В 1928 г. Ли бросила Колледж Купер-Юнион в поисках чего-то более серьезного и поступила в одну из старейших и лучших школ изобразительных искусств в США – Национальную академию дизайна. Одной из работ в ее портфолио при поступлении был автопортрет, который художница написала на пленэре, повесив зеркало на дерево. Картина была очень хороша, а композиция крайне необычна. И приемная комиссия не поверила, что работа написана в том месте и в той манере, о которых говорила абитуриентка. В результате ее приняли с испытательным сроком. Ли заняла свое место среди 600 студентов, получавших традиционное образование в области изящных искусств. Среди них был высокий белокурый русский аристократ, водивший роскошный, блестящий желтый кабриолет «линкольн»[61]. Звали его Игорь Пантюхов.

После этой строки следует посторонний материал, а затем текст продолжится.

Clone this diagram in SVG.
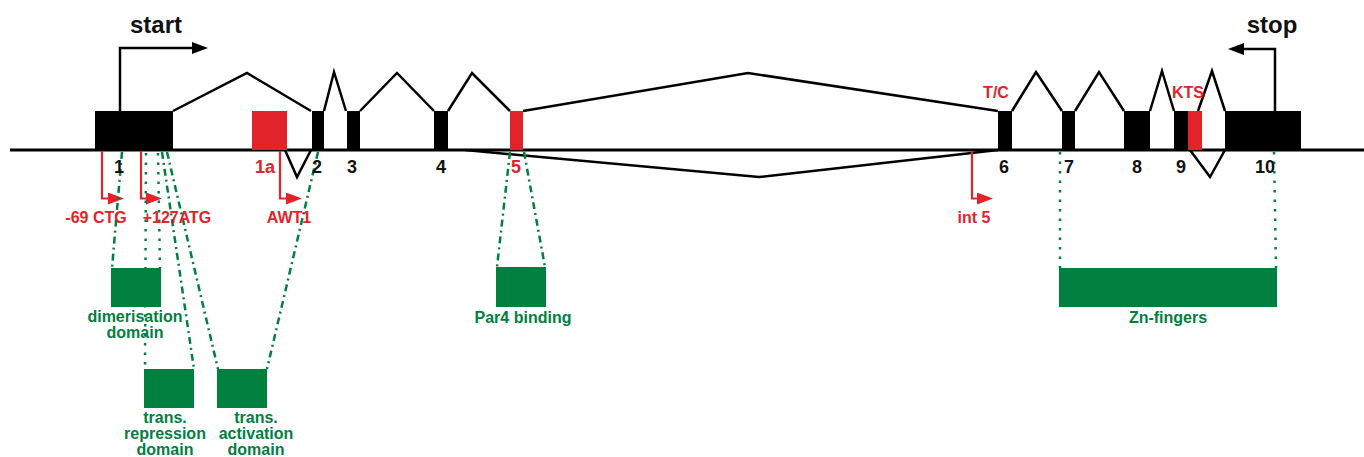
<svg xmlns="http://www.w3.org/2000/svg" width="1364" height="457" viewBox="0 0 1364 457">
<defs>
<style>
text{font-family:"Liberation Sans",Arial,sans-serif;font-weight:bold;text-anchor:middle}
.ex{fill:#000}
.exr{fill:#e2232a}
.num{font-size:18px;fill:#111}
.numr{font-size:18px;fill:#e2232a}
.big{font-size:24px;fill:#111}
.rl{font-size:16px;fill:#e2232a}
.gl{font-size:16px;fill:#00803f}
.gbox{fill:#00803f}
.intr{fill:none;stroke:#000;stroke-width:2.5;stroke-linejoin:miter}
.red{fill:none;stroke:#e2232a;stroke-width:2.2}
.blk{fill:none;stroke:#000;stroke-width:2.5}
.gdd{fill:none;stroke:#00803f;stroke-width:2.5;stroke-dasharray:7 4 2 4}
.gdot{fill:none;stroke:#00803f;stroke-width:2.5;stroke-dasharray:2.5 7}
</style>
<marker id="ra" markerUnits="userSpaceOnUse" markerWidth="16" markerHeight="12" viewBox="0 0 16 12" refX="0" refY="6" orient="auto"><path d="M0,0 L16,6 L0,12 z" fill="#e2232a"/></marker>
<marker id="ba" markerUnits="userSpaceOnUse" markerWidth="16" markerHeight="12" viewBox="0 0 16 12" refX="0" refY="6" orient="auto"><path d="M0,0 L16,6 L0,12 z" fill="#000"/></marker>
</defs>
<rect width="1364" height="457" fill="#fff"/>

<g id="connectors">
<line x1="10" y1="150" x2="1364" y2="150" stroke="#000" stroke-width="3"/>
<polyline class="intr" points="173,111 247,73 311,111"/>
<polyline class="intr" points="285,150 297,177 311,150"/>
<polyline class="intr" points="324,111 334,72 346,111"/>
<polyline class="intr" points="360,111 397,73 434,111"/>
<polyline class="intr" points="448,111 472,73 510,111"/>
<polyline class="intr" points="523,111 748,73 998,111"/>
<polyline class="intr" points="465,150 759,177 998,150"/>
<polyline class="intr" points="1012,111 1036,72 1062,111"/>
<polyline class="intr" points="1075,111 1099,72 1124,111"/>
<polyline class="intr" points="1150,111 1162,71 1174,111"/>
<polyline class="intr" points="1198,111 1212,71 1225,111"/>
<polyline class="intr" points="1190,150 1210,177 1225,150"/>
<path class="blk" d="M120,111 V48 H192" marker-end="url(#ba)"/>
<path class="blk" d="M1275,111 V49 H1244" marker-end="url(#ba)"/>
<path class="red" d="M102,151 V198.5 H108" marker-end="url(#ra)"/>
<path class="red" d="M141,151 V198.5 H146" marker-end="url(#ra)"/>
<path class="red" d="M280,151 V198.5 H286" marker-end="url(#ra)"/>
<path class="red" d="M972,151 V198.5 H977" marker-end="url(#ra)"/>
<line class="gdd" x1="122" y1="152" x2="112" y2="268"/>
<line class="gdot" x1="146" y1="153" x2="145" y2="369"/>
<line class="gdot" x1="158" y1="153" x2="160" y2="268"/>
<line class="gdd" x1="162" y1="152" x2="194" y2="369"/>
<line class="gdd" x1="167" y1="152" x2="218" y2="369"/>
<line class="gdd" x1="318" y1="152" x2="267" y2="369"/>
<line class="gdd" x1="510" y1="152" x2="497" y2="267"/>
<line class="gdd" x1="524" y1="152" x2="545" y2="267"/>
<line class="gdot" x1="1060" y1="152" x2="1060" y2="268"/>
<line class="gdot" x1="1274" y1="152" x2="1276" y2="268"/>
</g>

<g id="exon1"><rect class="ex" x="95" y="111" width="78" height="39"/><text class="num" x="119" y="173">1</text></g>
<g id="exon1a"><rect class="exr" x="252" y="111" width="35" height="39"/><text class="numr" x="265" y="173">1a</text></g>
<g id="exon2"><rect class="ex" x="312" y="111" width="12" height="39"/><text class="num" x="317" y="173">2</text></g>
<g id="exon3"><rect class="ex" x="347" y="111" width="13" height="39"/><text class="num" x="352" y="173">3</text></g>
<g id="exon4"><rect class="ex" x="434" y="111" width="14" height="39"/><text class="num" x="441" y="173">4</text></g>
<g id="exon5"><rect class="exr" x="510" y="111" width="13" height="39"/><text class="numr" x="516" y="173">5</text></g>
<g id="exon6"><rect class="ex" x="998" y="111" width="14" height="39"/><text class="num" x="1004" y="173">6</text></g>
<g id="exon7"><rect class="ex" x="1062" y="111" width="13" height="39"/><text class="num" x="1069" y="173">7</text></g>
<g id="exon8"><rect class="ex" x="1124" y="111" width="26" height="39"/><text class="num" x="1137" y="173">8</text></g>
<g id="exon9"><rect class="ex" x="1174" y="111" width="14" height="39"/><rect class="exr" x="1188" y="111" width="14" height="39"/><text class="num" x="1181" y="173">9</text></g>
<g id="exon10"><rect class="ex" x="1225" y="111" width="76" height="39"/><text class="num" x="1265" y="173">10</text></g>

<g id="start"><text class="big" x="156" y="33">start</text></g>
<g id="stop"><text class="big" x="1272" y="33">stop</text></g>
<g id="tc"><text class="rl" x="996" y="98">T/C</text></g>
<g id="kts"><text class="rl" x="1188" y="98">KTS</text></g>

<g id="ctg"><text class="rl" x="96" y="223">-69 CTG</text></g>
<g id="atg"><text class="rl" x="177" y="223">+127ATG</text></g>
<g id="awt1"><text class="rl" x="289" y="223">AWT1</text></g>
<g id="int5"><text class="rl" x="974" y="223">int 5</text></g>

<g id="dimerisation"><rect class="gbox" x="111" y="268" width="50" height="39"/><text class="gl" x="135" y="322">dimerisation</text><text class="gl" x="135" y="338">domain</text></g>
<g id="repression"><rect class="gbox" x="144" y="369" width="50" height="39"/><text class="gl" x="165" y="423">trans.</text><text class="gl" x="165" y="439">repression</text><text class="gl" x="165" y="455">domain</text></g>
<g id="activation"><rect class="gbox" x="217" y="369" width="50" height="39"/><text class="gl" x="256" y="423">trans.</text><text class="gl" x="256" y="439">activation</text><text class="gl" x="256" y="455">domain</text></g>
<g id="par4"><rect class="gbox" x="496" y="267" width="50" height="40"/><text class="gl" x="523" y="323">Par4 binding</text></g>
<g id="znfingers"><rect class="gbox" x="1059" y="268" width="218" height="39"/><text class="gl" x="1168" y="323">Zn-fingers</text></g>
</svg>
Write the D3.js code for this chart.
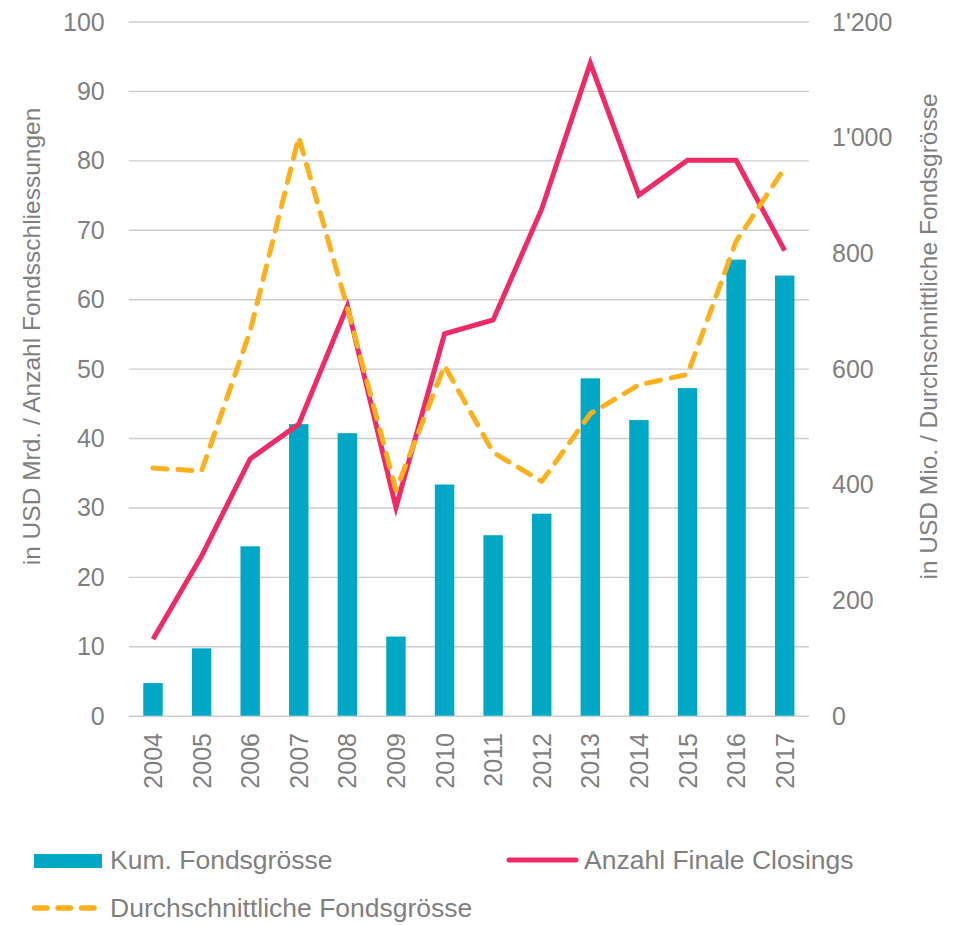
<!DOCTYPE html>
<html>
<head>
<meta charset="utf-8">
<script src="https://cdn.jsdelivr.net/npm/d3@7"></script>
<style>
  html, body { margin: 0; padding: 0; background: #ffffff; }
  svg { display: block; }
  text { font-family: "Liberation Sans", Arial, sans-serif; fill: #7f7f7f; }
</style>
</head>
<body>
<svg id="chart" width="966" height="925"></svg>
<script>
// ---- data ----
const years = ["2004","2005","2006","2007","2008","2009","2010","2011","2012","2013","2014","2015","2016","2017"];
const kumFondsgroesse = [4.7, 9.7, 24.4, 42.0, 40.7, 11.4, 33.3, 26.0, 29.1, 48.6, 42.6, 47.2, 65.7, 63.4];
const anzahlClosings = [11, 23, 37, 42, 59, 30, 55, 57, 73, 94, 75, 80, 80, 67];
const avgFondsgroesse = [428, 423, 665, 1000, 705, 390, 605, 455, 405, 522, 572, 590, 820, 947];
const leftTicks = [0, 10, 20, 30, 40, 50, 60, 70, 80, 90, 100];
const rightTicks = [0, 200, 400, 600, 800, 1000, 1200];
const rightTickLabels = ["0", "200", "400", "600", "800", "1'000", "1'200"];
const seriesNames = ["Kum. Fondsgrösse", "Anzahl Finale Closings", "Durchschnittliche Fondsgrösse"];
const leftTitle = "in USD Mrd. / Anzahl Fondsschliessungen";
const rightTitle = "in USD Mio. / Durchschnittliche Fondsgrösse";

// ---- layout ----
const colBar = "#00a8c6", colPink = "#ee2b67", colOrange = "#fcb01c", colGrid = "#cccccc";
const plot = { left: 128.7, right: 809, top: 21.5, bottom: 715.7 };
const svg = d3.select("#chart");

const x = d3.scaleBand().domain(years).range([plot.left, plot.right]).paddingInner(0.6).paddingOuter(0.3);
const yL = d3.scaleLinear().domain([0, 100]).range([plot.bottom, plot.top]);
const yR = d3.scaleLinear().domain([0, 1200]).range([plot.bottom, plot.top]);
const cx = d => x(d) + x.bandwidth() / 2;

// gridlines + left axis labels
const gL = svg.append("g").attr("transform", `translate(${plot.left},0)`)
  .call(d3.axisLeft(yL).tickValues(leftTicks).tickSizeInner(-(plot.right - plot.left)).tickSizeOuter(0).tickPadding(24));
gL.select(".domain").remove();
gL.selectAll(".tick line").attr("stroke", colGrid).attr("stroke-width", 1.4);
gL.selectAll(".tick text").style("font-size", "25px").attr("fill", "#7f7f7f").attr("dy", "0.34em");

// right axis labels
const gR = svg.append("g").attr("transform", `translate(${plot.right},0)`)
  .call(d3.axisRight(yR).tickValues(rightTicks).tickFormat((d, i) => rightTickLabels[i]).tickSize(0).tickPadding(23));
gR.select(".domain").remove();
gR.selectAll(".tick text").style("font-size", "25px").attr("fill", "#7f7f7f").attr("dy", "0.34em");

// bars
svg.append("g").selectAll("rect").data(years).join("rect")
  .attr("x", d => x(d))
  .attr("width", x.bandwidth())
  .attr("y", (d, i) => yL(kumFondsgroesse[i]))
  .attr("height", (d, i) => yL(0) - yL(kumFondsgroesse[i]))
  .attr("fill", colBar);

// pink line
const linePink = d3.line().x((d, i) => cx(years[i])).y(d => yL(d));
svg.append("path").datum(anzahlClosings)
  .attr("d", linePink).attr("fill", "none")
  .attr("stroke", colPink).attr("stroke-width", 5).attr("stroke-linejoin", "miter");

// orange dashed line
const lineOrange = d3.line().x((d, i) => cx(years[i])).y(d => yR(d));
svg.append("path").datum(avgFondsgroesse)
  .attr("d", lineOrange).attr("fill", "none")
  .attr("stroke", colOrange).attr("stroke-width", 5)
  .attr("stroke-dasharray", "14,11").attr("stroke-linecap", "round").attr("stroke-linejoin", "round");

// x labels (rotated)
svg.append("g").selectAll("text").data(years).join("text")
  .attr("transform", d => `translate(${cx(d) + 9},733) rotate(-90)`)
  .attr("text-anchor", "end")
  .style("font-size", "25px")
  .text(d => d);

// axis titles
svg.append("text")
  .attr("transform", "translate(40,336.5) rotate(-90)")
  .attr("text-anchor", "middle").style("font-size", "24.5px")
  .text(leftTitle);
svg.append("text")
  .attr("transform", "translate(937,336.5) rotate(-90)")
  .attr("text-anchor", "middle").style("font-size", "24.5px")
  .text(rightTitle);

// legend
const lg = svg.append("g");
lg.append("rect").attr("x", 34).attr("y", 854).attr("width", 68).attr("height", 14).attr("fill", colBar);
lg.append("text").attr("x", 110).attr("y", 868.5).style("font-size", "26.5px").text(seriesNames[0]);

lg.append("line").attr("x1", 509).attr("x2", 576).attr("y1", 860).attr("y2", 860)
  .attr("stroke", colPink).attr("stroke-width", 5).attr("stroke-linecap", "round");
lg.append("text").attr("x", 584).attr("y", 868.5).style("font-size", "26.5px").text(seriesNames[1]);

lg.append("line").attr("x1", 34.5).attr("x2", 96).attr("y1", 908).attr("y2", 908)
  .attr("stroke", colOrange).attr("stroke-width", 5.5).attr("stroke-linecap", "round")
  .attr("stroke-dasharray", "12.5,11");
lg.append("text").attr("x", 110).attr("y", 917).style("font-size", "26.5px").text(seriesNames[2]);
</script>
</body>
</html>
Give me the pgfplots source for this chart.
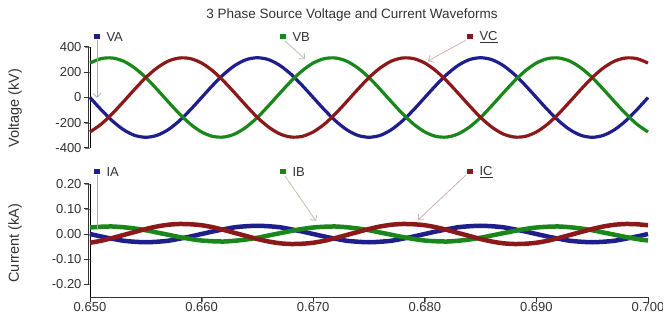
\documentclass[border=0pt]{standalone}
\usepackage{pgfplots}
\pgfplotsset{compat=1.18}
\usepackage{pgfplotstable}
\usepackage{fontspec}
\setmainfont{Liberation Sans}
\usetikzlibrary{arrows.meta}
\definecolor{cA}{RGB}{30,30,140}
\definecolor{cB}{RGB}{25,135,25}
\definecolor{cC}{RGB}{140,25,25}
\definecolor{axc}{RGB}{50,50,50}

\pgfplotstableread{
t VA VB VC IA IB IC
0.650 0 273 -273 0 0.026 -0.035
0.651 -97 308 -211 -0.010 0.029 -0.027
0.652 -185 313 -128 -0.019 0.030 -0.016
0.653 -255 288 -33 -0.027 0.027 -0.004
0.654 -300 234 65 -0.031 0.022 0.008
0.655 -315 158 158 -0.033 0.015 0.020
0.656 -300 65 234 -0.031 0.006 0.030
0.657 -255 -33 288 -0.027 -0.003 0.037
0.658 -185 -128 313 -0.019 -0.012 0.040
0.659 -97 -211 308 -0.010 -0.020 0.039
0.660 0 -273 273 0 -0.026 0.035
0.661 97 -308 211 0.010 -0.029 0.027
0.662 185 -313 128 0.019 -0.030 0.016
0.663 255 -288 33 0.027 -0.027 0.004
0.664 300 -234 -65 0.031 -0.022 -0.008
0.665 315 -158 -158 0.033 -0.015 -0.020
0.666 300 -65 -234 0.031 -0.006 -0.030
0.667 255 33 -288 0.027 0.003 -0.037
0.668 185 128 -313 0.019 0.012 -0.040
0.669 97 211 -308 0.010 0.020 -0.039
0.670 0 273 -273 0 0.026 -0.035
0.671 -97 308 -211 -0.010 0.029 -0.027
0.672 -185 313 -128 -0.019 0.030 -0.016
0.673 -255 288 -33 -0.027 0.027 -0.004
0.674 -300 234 65 -0.031 0.022 0.008
0.675 -315 158 158 -0.033 0.015 0.020
0.676 -300 65 234 -0.031 0.006 0.030
0.677 -255 -33 288 -0.027 -0.003 0.037
0.678 -185 -128 313 -0.019 -0.012 0.040
0.679 -97 -211 308 -0.010 -0.020 0.039
0.680 0 -273 273 0 -0.026 0.035
0.681 97 -308 211 0.010 -0.029 0.027
0.682 185 -313 128 0.019 -0.030 0.016
0.683 255 -288 33 0.027 -0.027 0.004
0.684 300 -234 -65 0.031 -0.022 -0.008
0.685 315 -158 -158 0.033 -0.015 -0.020
0.686 300 -65 -234 0.031 -0.006 -0.030
0.687 255 33 -288 0.027 0.003 -0.037
0.688 185 128 -313 0.019 0.012 -0.040
0.689 97 211 -308 0.010 0.020 -0.039
0.690 0 273 -273 0 0.026 -0.035
0.691 -97 308 -211 -0.010 0.029 -0.027
0.692 -185 313 -128 -0.019 0.030 -0.016
0.693 -255 288 -33 -0.027 0.027 -0.004
0.694 -300 234 65 -0.031 0.022 0.008
0.695 -315 158 158 -0.033 0.015 0.020
0.696 -300 65 234 -0.031 0.006 0.030
0.697 -255 -33 288 -0.027 -0.003 0.037
0.698 -185 -128 313 -0.019 -0.012 0.040
0.699 -97 -211 308 -0.010 -0.020 0.039
0.700 0 -273 273 0 -0.026 0.035
}\wave

\pgfplotsset{
  common/.style={
    scale only axis, width=558pt,
    xmin=0.65, xmax=0.70,
    tick align=outside, major tick length=5pt,
    every tick label/.append style={font=\fontsize{13}{15}\selectfont, text=axc},
    clip=false,
  },
}

\begin{document}
\begin{tikzpicture}
\useasboundingbox (0pt,0pt) rectangle (663pt,324pt);

% Voltage panel
\begin{axis}[common,
  at={(90pt,176pt)}, anchor=south west, height=101pt,
  ymin=-400, ymax=400,
  axis x line=none, axis y line*=left,
  ytick={-400,-200,0,200,400},
  yticklabels={-400,-200,0,200,400},
]
\addplot[cA, line width=3.2pt, smooth] table[x=t, y=VA] {\wave};
\addplot[cB, line width=3.2pt, smooth] table[x=t, y=VB] {\wave};
\addplot[cC, line width=3.2pt, smooth] table[x=t, y=VC] {\wave};
\end{axis}

% Current panel
\begin{axis}[common,
  at={(90pt,27pt)}, anchor=south west, height=113pt,
  ymin=-0.252, ymax=0.2,
  axis x line*=bottom, axis y line*=left,
  ytick={-0.2,-0.1,0,0.1,0.2},
  yticklabels={-0.20,-0.10,0.00,0.10,0.20},
  xtick={0.65,0.66,0.67,0.68,0.69,0.70},
  xticklabels={0.650,0.660,0.670,0.680,0.690,0.700},
  xticklabel style={yshift=3pt},
]
\addplot[cA, line width=4.5pt, smooth] table[x=t, y=IA] {\wave};
\addplot[cB, line width=4.5pt, smooth] table[x=t, y=IB] {\wave};
\addplot[cC, line width=4.5pt, smooth] table[x=t, y=IC] {\wave};
\end{axis}

% axis lines and ticks (drawn in picture coordinates)
\begin{scope}[black!80, line width=1pt]
% voltage y axis: 90pt, 176pt..277pt
\draw (88.5pt,176pt) -- (88.5pt,277pt);
\draw (83.5pt,176pt) -- (88.5pt,176pt);
\draw (83.5pt,201.25pt) -- (88.5pt,201.25pt);
\draw (83.5pt,226.5pt) -- (88.5pt,226.5pt);
\draw (83.5pt,251.75pt) -- (88.5pt,251.75pt);
\draw (83.5pt,277pt) -- (88.5pt,277pt);
% current y axis: -0.2 at 40pt, 0.2 at 140pt
\draw (88.5pt,40pt) -- (88.5pt,140pt);
\draw (83.5pt,40pt) -- (88.5pt,40pt);
\draw (83.5pt,65pt) -- (88.5pt,65pt);
\draw (83.5pt,90pt) -- (88.5pt,90pt);
\draw (83.5pt,115pt) -- (88.5pt,115pt);
\draw (83.5pt,140pt) -- (88.5pt,140pt);
% x axis at 27pt
\draw (90pt,27pt) -- (648pt,27pt);
\draw (90pt,27pt) -- (90pt,22pt);
\draw (201.6pt,27pt) -- (201.6pt,22pt);
\draw (313.2pt,27pt) -- (313.2pt,22pt);
\draw (424.8pt,27pt) -- (424.8pt,22pt);
\draw (536.4pt,27pt) -- (536.4pt,22pt);
\draw (648pt,27pt) -- (648pt,22pt);
\end{scope}

% titles and labels
\node[font=\fontsize{13.5}{15}\selectfont, text=axc] at (352pt,309pt) {3 Phase Source Voltage and Current Waveforms};
\node[rotate=90, font=\fontsize{14.5}{16}\selectfont, text=axc] at (15pt,216pt) {Voltage (kV)};
\node[rotate=90, font=\fontsize{14.5}{16}\selectfont, text=axc] at (15pt,81pt) {Current (kA)};

% annotations voltage
\draw[draw={rgb,255:red,165;green,170;blue,210}, line width=0.8pt, -{Straight Barb[length=4pt]}] (97pt,284pt) -- (97pt,226pt);
\fill[cA] (93.5pt,284.5pt) rectangle (100pt,290pt);
\node[anchor=west, font=\fontsize{13}{15}\selectfont, text=axc] at (103pt,287pt) {VA};
\draw[draw={rgb,255:red,185;green,195;blue,175}, line width=0.8pt, -{Straight Barb[length=4pt]}] (285pt,283pt) -- (305pt,265pt);
\fill[cB] (279.5pt,284.5pt) rectangle (286pt,290pt);
\node[anchor=west, font=\fontsize{13}{15}\selectfont, text=axc] at (289pt,287pt) {VB};
\draw[draw={rgb,255:red,215;green,175;blue,175}, line width=0.8pt, -{Straight Barb[length=4pt]}] (466pt,284pt) -- (428pt,263pt);
\fill[cC] (466.5pt,284.5pt) rectangle (473pt,290pt);
\node[anchor=west, font=\fontsize{13}{15}\selectfont, text=axc] at (476pt,287pt) {\underline{VC}};

% annotations current
\draw[draw={rgb,255:red,165;green,170;blue,210}, line width=0.8pt] (97pt,149pt) -- (97pt,94pt);
\fill[cA] (93.5pt,149.5pt) rectangle (100pt,155pt);
\node[anchor=west, font=\fontsize{13}{15}\selectfont, text=axc] at (103pt,152pt) {IA};
\draw[draw={rgb,255:red,185;green,195;blue,175}, line width=0.8pt, -{Straight Barb[length=4pt]}] (285pt,148pt) -- (316pt,103pt);
\fill[cB] (279.5pt,149.5pt) rectangle (286pt,155pt);
\node[anchor=west, font=\fontsize{13}{15}\selectfont, text=axc] at (289pt,152pt) {IB};
\draw[draw={rgb,255:red,215;green,175;blue,175}, line width=0.8pt, -{Straight Barb[length=4pt]}] (466pt,149pt) -- (418pt,104pt);
\fill[cC] (466.5pt,149.5pt) rectangle (473pt,155pt);
\node[anchor=west, font=\fontsize{13}{15}\selectfont, text=axc] at (476pt,152pt) {\underline{IC}};
\end{tikzpicture}
\end{document}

Семьи и Ли, и Игоря были иммигрантскими. Но если родители Ли были выходцами из штетла[62], то отец Игоря в свое время дружил с последним русским царем Николаем II (а по некоторым источникам, они даже были двоюродными братьями). Его семья до революции жила в пригороде, примыкавшем непосредственно к императорскому дворцу. Оказавшийся в борьбе между царской армией и большевиками на стороне проигравших, отец Игоря был вынужден увезти семью в безопасное место. После долгих скитаний они поселились в Нью-Йорке, в комфортной квартире на улице Сентрал-парк Вест[63]. Игорь был опытным портретистом и художником того классического стиля, который приветствовался в академии. Поэтому в школе он всегда преуспевал, выиграв множество призов, в том числе заветную Большую Римскую премию[64]. Он казался настоящим прекрасным принцем: талантливый, «поразительно красивый», экзотический. Но за те почти десять лет, когда они с Ли были любовниками, он проявил себя как жестокий антисемит и бесчестный пьяница. Например, однажды Игорь с сильным русским акцентом громко заявил, имея в виду Ли, что ему нравится быть с уродливой женщиной, поскольку так он чувствует себя еще более красивым[65]. В некотором смысле их сложные отношения послужили неудачным прообразом для будущего брака Ли с Поллоком. И Игорь, и Джексон были очень трудными, проблемными мужчинами. Они становились для Ли грузом, который она сама взваливала себе на плечи из уважения к их таланту и, несмотря на их многочисленные недостатки, из любви к ним. Краснер свято верила в то, что у нее хватит сил их спасти. И они тоже в это верили. «Меня лично никогда не удивляло… что она привлекала самых желанных мужчин. А почему нет? – сказала как-то Лилиан. – Она создавала вокруг них атмосферу, которой в их жизни не было бы без Ли. Она действительно заставляла все вокруг работать и двигаться»[66].